他三言兩語,就讓女孩子醍醐灌頂,明白自已錯在哪裡。
說了「謝謝」後,她沒有馬上離開,而是看了沈安言好一會兒,在沈安言眼底逐漸浮現出疑惑時,才通紅著臉頰,小聲問道:「班長,我聽說你把所有競賽得來的獎金都捐出去了,是嗎?」
沈安言指尖重新翻轉起來的筆,又頓住了。
哦,他好像想起來了……
他八歲還是九歲那年,展現出了驚人的學習天賦,再加上有個在學術界很出名的爺爺,他的天賦和病情很快得到了上面人的關注。
為了給他治療,家裡已經窮得連年過六十的爺爺都開始四處找兼職多賺錢,後來,上面有人給他指定了專門治療的醫院,不再用他們花一分錢,爺爺輕鬆了很多。
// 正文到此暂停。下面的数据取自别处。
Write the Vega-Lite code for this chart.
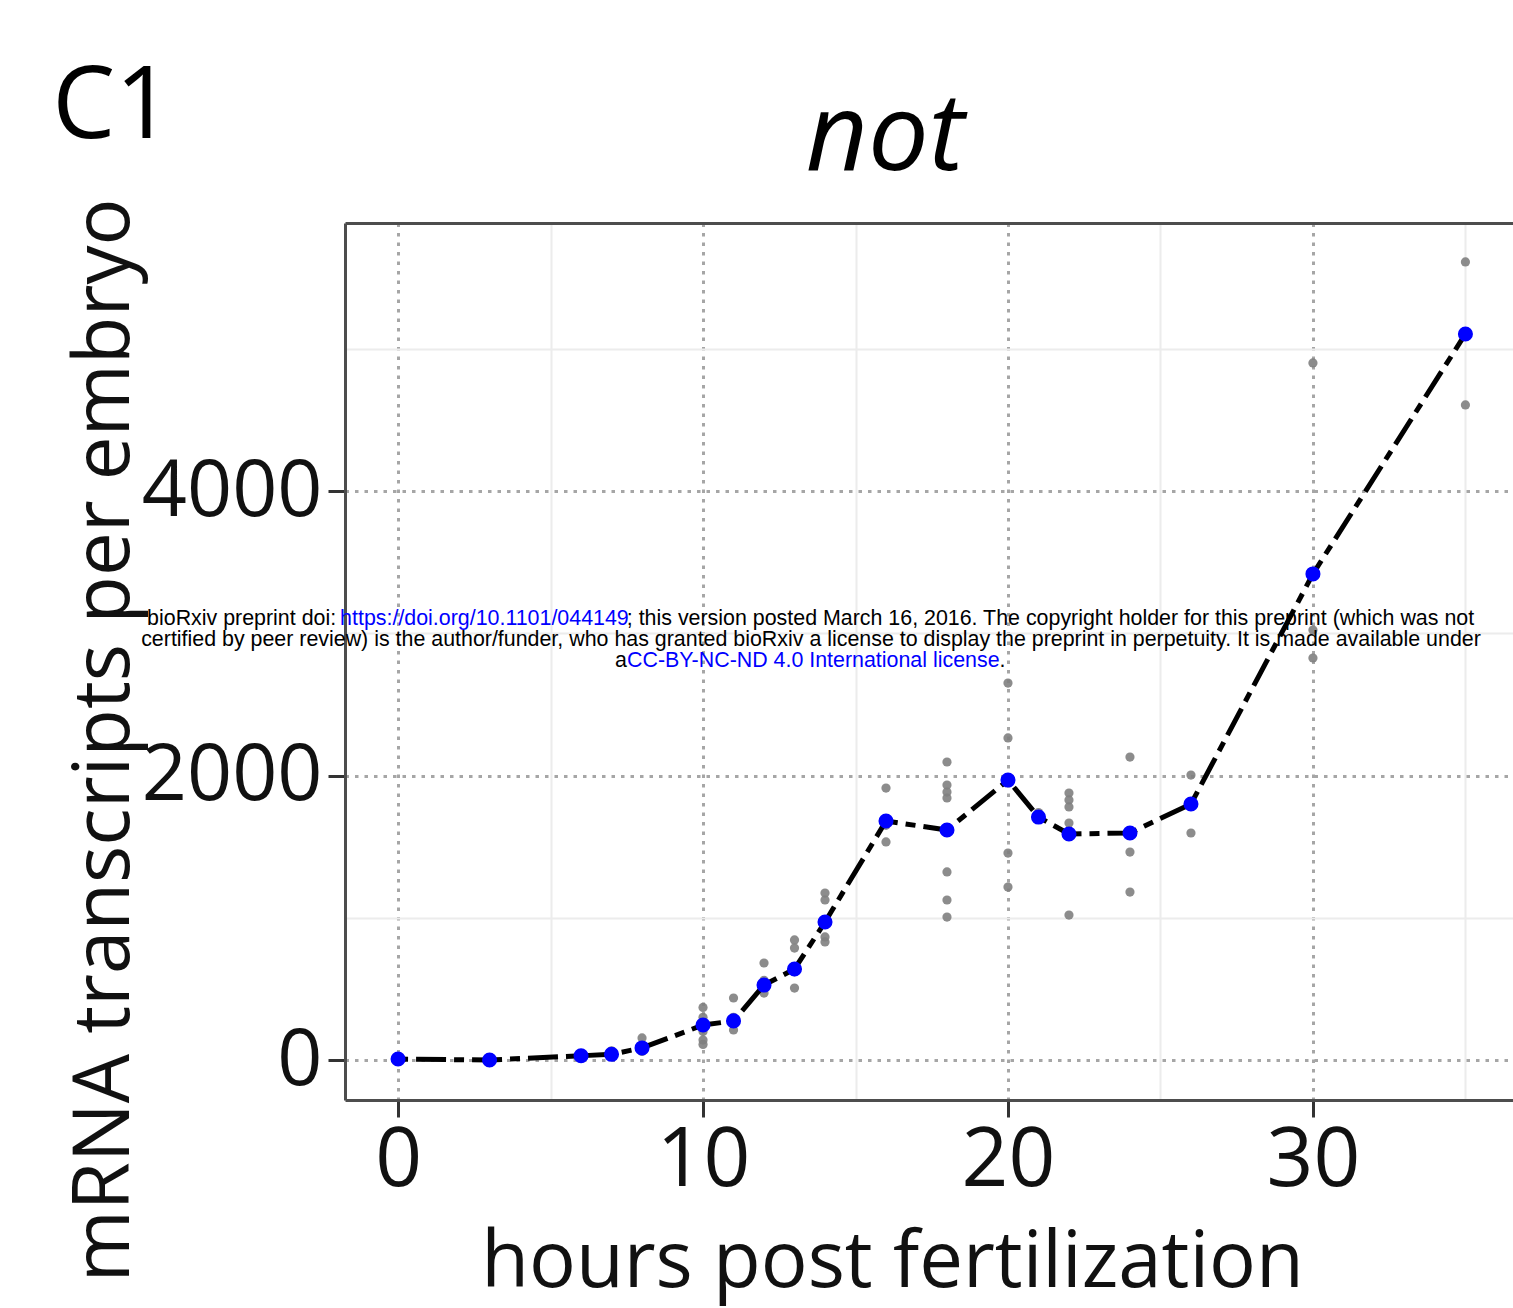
{
  "$schema": "https://vega.github.io/schema/vega-lite/v6.json",
  "width": 1168,
  "height": 877,
  "autosize": {"type": "none"},
  "padding": {"left": 345, "top": 223, "right": 0, "bottom": 208},
  "background": "white",
  "config": {"view": {"stroke": null}, "font": "Open Sans"},
  "datasets": {
    "reps": [
      {"hours": 0, "transcripts": 0}, {"hours": 0, "transcripts": 12},
      {"hours": 3, "transcripts": 0}, {"hours": 3, "transcripts": 8},
      {"hours": 6, "transcripts": 18}, {"hours": 6, "transcripts": 42},
      {"hours": 7, "transcripts": 30}, {"hours": 7, "transcripts": 65},
      {"hours": 8, "transcripts": 60}, {"hours": 8, "transcripts": 100}, {"hours": 8, "transcripts": 155},
      {"hours": 10, "transcripts": 370}, {"hours": 10, "transcripts": 300}, {"hours": 10, "transcripts": 200}, {"hours": 10, "transcripts": 140}, {"hours": 10, "transcripts": 110},
      {"hours": 11, "transcripts": 436}, {"hours": 11, "transcripts": 300}, {"hours": 11, "transcripts": 211},
      {"hours": 12, "transcripts": 682}, {"hours": 12, "transcripts": 560}, {"hours": 12, "transcripts": 471},
      {"hours": 13, "transcripts": 844}, {"hours": 13, "transcripts": 787}, {"hours": 13, "transcripts": 620}, {"hours": 13, "transcripts": 506},
      {"hours": 14, "transcripts": 1174}, {"hours": 14, "transcripts": 1125}, {"hours": 14, "transcripts": 980}, {"hours": 14, "transcripts": 865}, {"hours": 14, "transcripts": 830},
      {"hours": 16, "transcripts": 1912}, {"hours": 16, "transcripts": 1650}, {"hours": 16, "transcripts": 1533},
      {"hours": 18, "transcripts": 2095}, {"hours": 18, "transcripts": 1933}, {"hours": 18, "transcripts": 1884}, {"hours": 18, "transcripts": 1842}, {"hours": 18, "transcripts": 1617}, {"hours": 18, "transcripts": 1322}, {"hours": 18, "transcripts": 1125}, {"hours": 18, "transcripts": 1005},
      {"hours": 20, "transcripts": 2650}, {"hours": 20, "transcripts": 2264}, {"hours": 20, "transcripts": 1970}, {"hours": 20, "transcripts": 1455}, {"hours": 20, "transcripts": 1216},
      {"hours": 21, "transcripts": 1708}, {"hours": 21, "transcripts": 1740},
      {"hours": 22, "transcripts": 1877}, {"hours": 22, "transcripts": 1828}, {"hours": 22, "transcripts": 1779}, {"hours": 22, "transcripts": 1666}, {"hours": 22, "transcripts": 1019},
      {"hours": 24, "transcripts": 2130}, {"hours": 24, "transcripts": 1600}, {"hours": 24, "transcripts": 1462}, {"hours": 24, "transcripts": 1181},
      {"hours": 26, "transcripts": 2003}, {"hours": 26, "transcripts": 1596},
      {"hours": 30, "transcripts": 4900}, {"hours": 30, "transcripts": 3023}, {"hours": 30, "transcripts": 2826},
      {"hours": 35, "transcripts": 5610}, {"hours": 35, "transcripts": 4605}
    ],
    "means": [
      {"hours": 0, "transcripts": 7}, {"hours": 3, "transcripts": 0}, {"hours": 6, "transcripts": 30},
      {"hours": 7, "transcripts": 40}, {"hours": 8, "transcripts": 85}, {"hours": 10, "transcripts": 246},
      {"hours": 11, "transcripts": 275}, {"hours": 12, "transcripts": 527}, {"hours": 13, "transcripts": 640},
      {"hours": 14, "transcripts": 970}, {"hours": 16, "transcripts": 1680}, {"hours": 18, "transcripts": 1617},
      {"hours": 20, "transcripts": 1968}, {"hours": 21, "transcripts": 1708}, {"hours": 22, "transcripts": 1589},
      {"hours": 24, "transcripts": 1596}, {"hours": 26, "transcripts": 1800}, {"hours": 30, "transcripts": 3417},
      {"hours": 35, "transcripts": 5104}
    ]
  },
  "layer": [
    {
      "data": {"name": "reps"},
      "mark": {"type": "circle", "size": 85, "color": "#7f7f7f", "opacity": 0.9},
      "encoding": {
        "x": {"field": "hours", "type": "quantitative",
          "scale": {"domain": [-1.74, 36.56], "nice": false, "zero": false},
          "axis": {"orient": "bottom", "values": [5, 15, 25, 35], "grid": true, "gridColor": "#ececec", "gridWidth": 2, "labels": false, "ticks": false, "domain": false, "title": null}},
        "y": {"field": "transcripts", "type": "quantitative",
          "scale": {"domain": [-281, 5884], "nice": false, "zero": false},
          "axis": {"orient": "left", "values": [1000, 3000, 5000], "grid": true, "gridColor": "#ececec", "gridWidth": 2, "labels": false, "ticks": false, "domain": false, "title": null}}
      }
    },
    {
      "data": {"name": "means"},
      "mark": {"type": "line", "color": "#000000", "strokeWidth": 5, "strokeDash": [10, 8, 30, 8]},
      "encoding": {
        "x": {"field": "hours", "type": "quantitative",
          "axis": {"orient": "bottom", "values": [0, 10, 20, 30], "format": "d", "grid": true, "gridColor": "#a6a6a6", "gridDash": [3.5, 6], "gridWidth": 3,
            "domain": true, "domainColor": "#4d4d4d", "domainWidth": 3,
            "ticks": true, "tickColor": "#333333", "tickWidth": 3, "tickSize": 17,
            "labelFont": "Open Sans", "labelFontSize": 82, "labelColor": "#111111", "labelBaseline": "alphabetic", "labelPadding": 68, "labelFlush": false, "labelOverlap": false, "labelLimit": 0,
            "title": "hours post fertilization", "titleFont": "Open Sans", "titleFontSize": 78, "titleFontWeight": "normal", "titleColor": "#111111", "titleLimit": 0,
            "titleX": 547, "titleY": 186, "titleAlign": "center", "titleBaseline": "alphabetic"}},
        "y": {"field": "transcripts", "type": "quantitative",
          "axis": {"orient": "left", "values": [0, 2000, 4000], "format": "d", "grid": true, "gridColor": "#a6a6a6", "gridDash": [3.5, 6], "gridWidth": 3,
            "domain": true, "domainColor": "#4d4d4d", "domainWidth": 3,
            "ticks": true, "tickColor": "#333333", "tickWidth": 3, "tickSize": 17,
            "labelFont": "Open Sans", "labelFontSize": 79, "labelColor": "#111111", "labelBaseline": "middle", "labelPadding": 6, "labelFlush": false, "labelOverlap": false, "labelLimit": 0,
            "title": "mRNA transcripts per embryo", "titleFont": "Open Sans", "titleFontSize": 78, "titleFontWeight": "normal", "titleColor": "#111111", "titleLimit": 0,
            "titleAngle": 270, "titleX": -217, "titleY": 517, "titleAlign": "center", "titleBaseline": "alphabetic"}}
      }
    },
    {
      "data": {"name": "means"},
      "mark": {"type": "circle", "size": 227, "color": "#0000ff", "opacity": 1},
      "encoding": {
        "x": {"field": "hours", "type": "quantitative",
          "axis": {"orient": "top", "labels": false, "ticks": false, "grid": false, "domain": true, "domainColor": "#4d4d4d", "domainWidth": 3, "title": null}},
        "y": {"field": "transcripts", "type": "quantitative", "axis": null}
      }
    },
    {
      "data": {"values": [{}]},
      "mark": {"type": "text", "text": "C1", "font": "Open Sans", "fontSize": 100, "align": "left", "baseline": "alphabetic", "color": "#000000"},
      "encoding": {"x": {"datum": -11.34, "type": "quantitative", "axis": null}, "y": {"datum": 6482, "type": "quantitative", "axis": null}}
    },
    {
      "data": {"values": [{}]},
      "mark": {"type": "text", "text": "not", "font": "Open Sans", "fontSize": 108, "fontStyle": "italic", "align": "center", "baseline": "alphabetic", "color": "#000000"},
      "encoding": {"x": {"datum": 15.97, "type": "quantitative", "axis": null}, "y": {"datum": 6257, "type": "quantitative", "axis": null}}
    },
    {
      "data": {"values": [{}]},
      "mark": {"type": "text", "text": "bioRxiv preprint doi: ", "font": "Liberation Sans", "fontSize": 21.4, "align": "left", "baseline": "alphabetic", "color": "#000000"},
      "encoding": {"x": {"datum": -8.23, "type": "quantitative", "axis": null}, "y": {"datum": 3058, "type": "quantitative", "axis": null}}
    },
    {
      "data": {"values": [{}]},
      "mark": {"type": "text", "text": "https://doi.org/10.1101/044149", "font": "Liberation Sans", "fontSize": 21.4, "align": "left", "baseline": "alphabetic", "color": "#0000ff"},
      "encoding": {"x": {"datum": -1.9, "type": "quantitative", "axis": null}, "y": {"datum": 3058, "type": "quantitative", "axis": null}}
    },
    {
      "data": {"values": [{}]},
      "mark": {"type": "text", "text": "; this version posted March 16, 2016. The copyright holder for this preprint (which was not", "font": "Liberation Sans", "fontSize": 21.4, "align": "left", "baseline": "alphabetic", "color": "#000000"},
      "encoding": {"x": {"datum": 7.5, "type": "quantitative", "axis": null}, "y": {"datum": 3058, "type": "quantitative", "axis": null}}
    },
    {
      "data": {"values": [{}]},
      "mark": {"type": "text", "text": "certified by peer review) is the author/funder, who has granted bioRxiv a license to display the preprint in perpetuity. It is made available under", "font": "Liberation Sans", "fontSize": 21.4, "align": "center", "baseline": "alphabetic", "color": "#000000"},
      "encoding": {"x": {"datum": 13.54, "type": "quantitative", "axis": null}, "y": {"datum": 2910, "type": "quantitative", "axis": null}}
    },
    {
      "data": {"values": [{}]},
      "mark": {"type": "text", "text": "a", "font": "Liberation Sans", "fontSize": 21.4, "align": "left", "baseline": "alphabetic", "color": "#000000"},
      "encoding": {"x": {"datum": 7.115, "type": "quantitative", "axis": null}, "y": {"datum": 2765, "type": "quantitative", "axis": null}}
    },
    {
      "data": {"values": [{}]},
      "mark": {"type": "text", "text": "CC-BY-NC-ND 4.0 International license", "font": "Liberation Sans", "fontSize": 21.4, "align": "left", "baseline": "alphabetic", "color": "#0000ff"},
      "encoding": {"x": {"datum": 7.508, "type": "quantitative", "axis": null}, "y": {"datum": 2765, "type": "quantitative", "axis": null}}
    },
    {
      "data": {"values": [{}]},
      "mark": {"type": "text", "text": ".", "font": "Liberation Sans", "fontSize": 21.4, "align": "left", "baseline": "alphabetic", "color": "#000000"},
      "encoding": {"x": {"datum": 19.72, "type": "quantitative", "axis": null}, "y": {"datum": 2765, "type": "quantitative", "axis": null}}
    }
  ],
  "resolve": {"axis": {"x": "independent", "y": "independent"}}
}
他每次參加競賽,都會得到一大筆的獎金,每次考試也都會得到大小不一的獎學金,那些錢,都被他捐出去了。
捐給跟他一樣,被病情折磨卻無能為力的普通人……
然後呢?
沈安言聽到了喘息聲,他感覺身上汗涔涔的很難受,勉強睜開眼睛,才發現他還在那張小榻上。
還不等他完全從那個夢裡回過神來,就被男人從身後翻轉了過去,吻住了微張的薄唇。
那麼溫柔,又那麼鄭重……
讓沈安言懷疑,自已好像又陷入了另一個夢境。
隨後,他渾身無力地被安置在浴桶里,身份高貴的攝政王殿下,正在笨手笨腳地幫他一點點清理著身體。
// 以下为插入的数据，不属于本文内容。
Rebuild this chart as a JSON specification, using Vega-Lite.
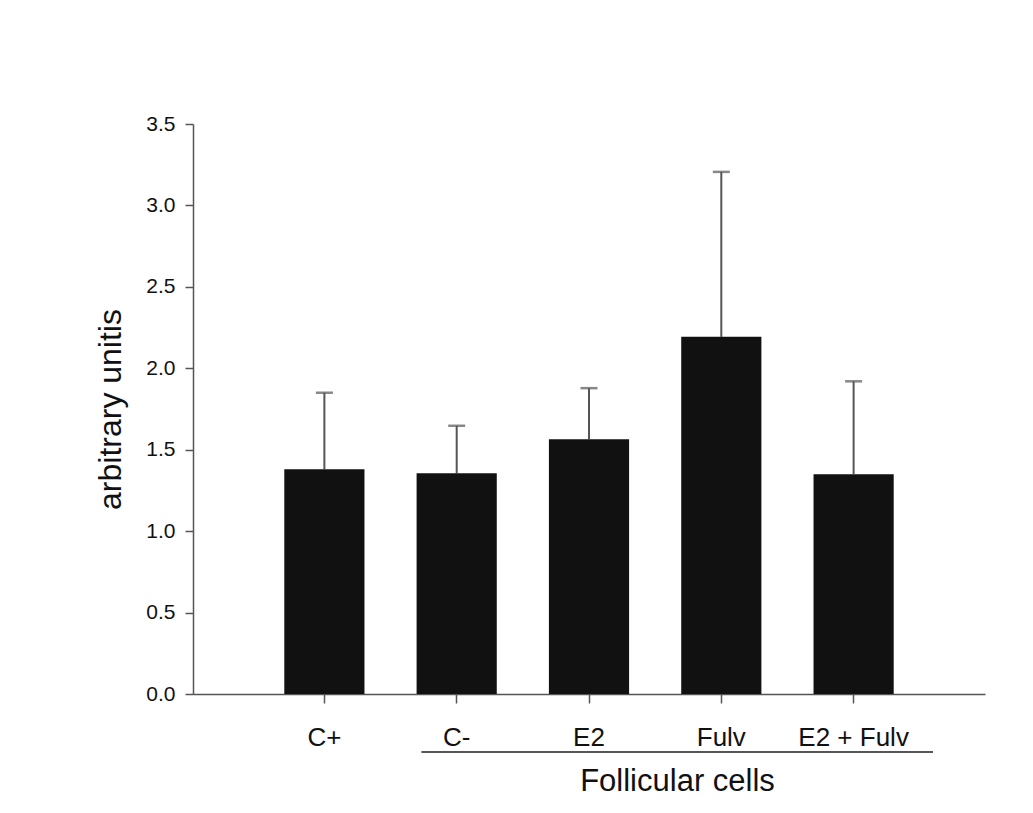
{
  "$schema": "https://vega.github.io/schema/vega-lite/v6.json",
  "width": 792,
  "height": 570,
  "autosize": "none",
  "padding": {"left": 193, "top": 124, "right": 48, "bottom": 119},
  "background": "white",
  "config": {
    "view": {"stroke": null},
    "font": "Liberation Sans",
    "axis": {"labelFont": "Liberation Sans", "titleFont": "Liberation Sans", "grid": false, "domainColor": "#555555", "tickColor": "#555555", "domainWidth": 1.5, "tickWidth": 1.5, "labelColor": "#111111", "titleColor": "#111111", "titleFontWeight": "normal"}
  },
  "datasets": {
    "bars": [
      {"group": "C+", "value": 1.38, "upper": 1.85},
      {"group": "C-", "value": 1.355, "upper": 1.647},
      {"group": "E2", "value": 1.565, "upper": 1.878},
      {"group": "Fulv", "value": 2.193, "upper": 3.206},
      {"group": "E2 + Fulv", "value": 1.35, "upper": 1.92}
    ],
    "bracket": [
      {"start": "C-", "end": "E2 + Fulv", "value": -0.356}
    ]
  },
  "layer": [
    {
      "data": {"name": "bars"},
      "mark": {"type": "rule", "color": "#555555", "strokeWidth": 2},
      "encoding": {
        "x": {"field": "group", "type": "nominal", "sort": ["C+", "C-", "E2", "Fulv", "E2 + Fulv"]},
        "y": {"field": "value", "type": "quantitative", "title": "arbitrary unitis"},
        "y2": {"field": "upper"}
      }
    },
    {
      "data": {"name": "bars"},
      "mark": {"type": "tick", "color": "#555555", "thickness": 2.5, "size": 17, "orient": "horizontal"},
      "encoding": {
        "x": {"field": "group", "type": "nominal", "sort": ["C+", "C-", "E2", "Fulv", "E2 + Fulv"]},
        "y": {"field": "upper", "type": "quantitative", "title": "arbitrary unitis"}
      }
    },
    {
      "data": {"name": "bars"},
      "mark": {"type": "bar", "color": "#111111"},
      "encoding": {
        "x": {
          "field": "group", "type": "nominal", "sort": ["C+", "C-", "E2", "Fulv", "E2 + Fulv"],
          "scale": {"domain": ["C+", "C-", "E2", "Fulv", "E2 + Fulv"], "paddingInner": 0.394, "paddingOuter": 0.69},
          "axis": {"labelAngle": 0, "labelAlign": "center", "labelFontSize": 26, "labelPadding": 34, "labelBaseline": "middle", "tickSize": 9, "title": "Follicular cells", "titleFontSize": 31, "titleX": 484, "titleY": 87, "titleAlign": "center", "titleBaseline": "middle", "titleAnchor": null}
        },
        "y": {
          "field": "value", "type": "quantitative", "title": "arbitrary unitis",
          "scale": {"domain": [0, 3.5], "nice": false, "zero": true},
          "axis": {"values": [0, 0.5, 1, 1.5, 2, 2.5, 3, 3.5], "format": ".1f", "labelFontSize": 21, "labelPadding": 10, "tickSize": 8, "titleFontSize": 32, "titlePadding": 18}
        }
      }
    },
    {
      "data": {"name": "bracket"},
      "mark": {"type": "rule", "color": "#555555", "strokeWidth": 2, "clip": false},
      "encoding": {
        "x": {"field": "start", "type": "nominal", "bandPosition": 0.06, "sort": ["C+", "C-", "E2", "Fulv", "E2 + Fulv"]},
        "x2": {"field": "end", "bandPosition": 1.49},
        "y": {"field": "value", "type": "quantitative", "title": "arbitrary unitis"}
      }
    }
  ]
}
看著面無表情,如臨大敵,再仔細一看,才發現眉眼中帶著幾分緊張和小心翼翼。
這是沈安言第一次清醒著被人放到浴桶里。
也是第一次看到,這狗男人原來還有這麼可愛的表情……
他低低地笑了出來,收穫了男人冷刀子一般的視線,但他無所畏懼,仗著方才的寵愛,還主動窩到男人懷裡,軟著聲音撒嬌喊道:「王爺……」
蕭景容不喜歡他裝腔作勢的撒嬌,卻又喜歡他這樣軟著聲音乖乖巧巧地跟自已撒嬌,原本就柔軟得一塌糊塗的心,這下子更是硬不起來了。
他把人攬在懷裡,手指梳理著沈安言沾著汗水而黏糊糊的墨發,「作甚?」
沈安言卻沒再說話。
蕭景容也沒想著要他回答什麼,就著這個姿勢,慢里斯條地給他整理頭髮,然後在人快要睡著時,把人抱了起來,給他穿衣,擦頭髮。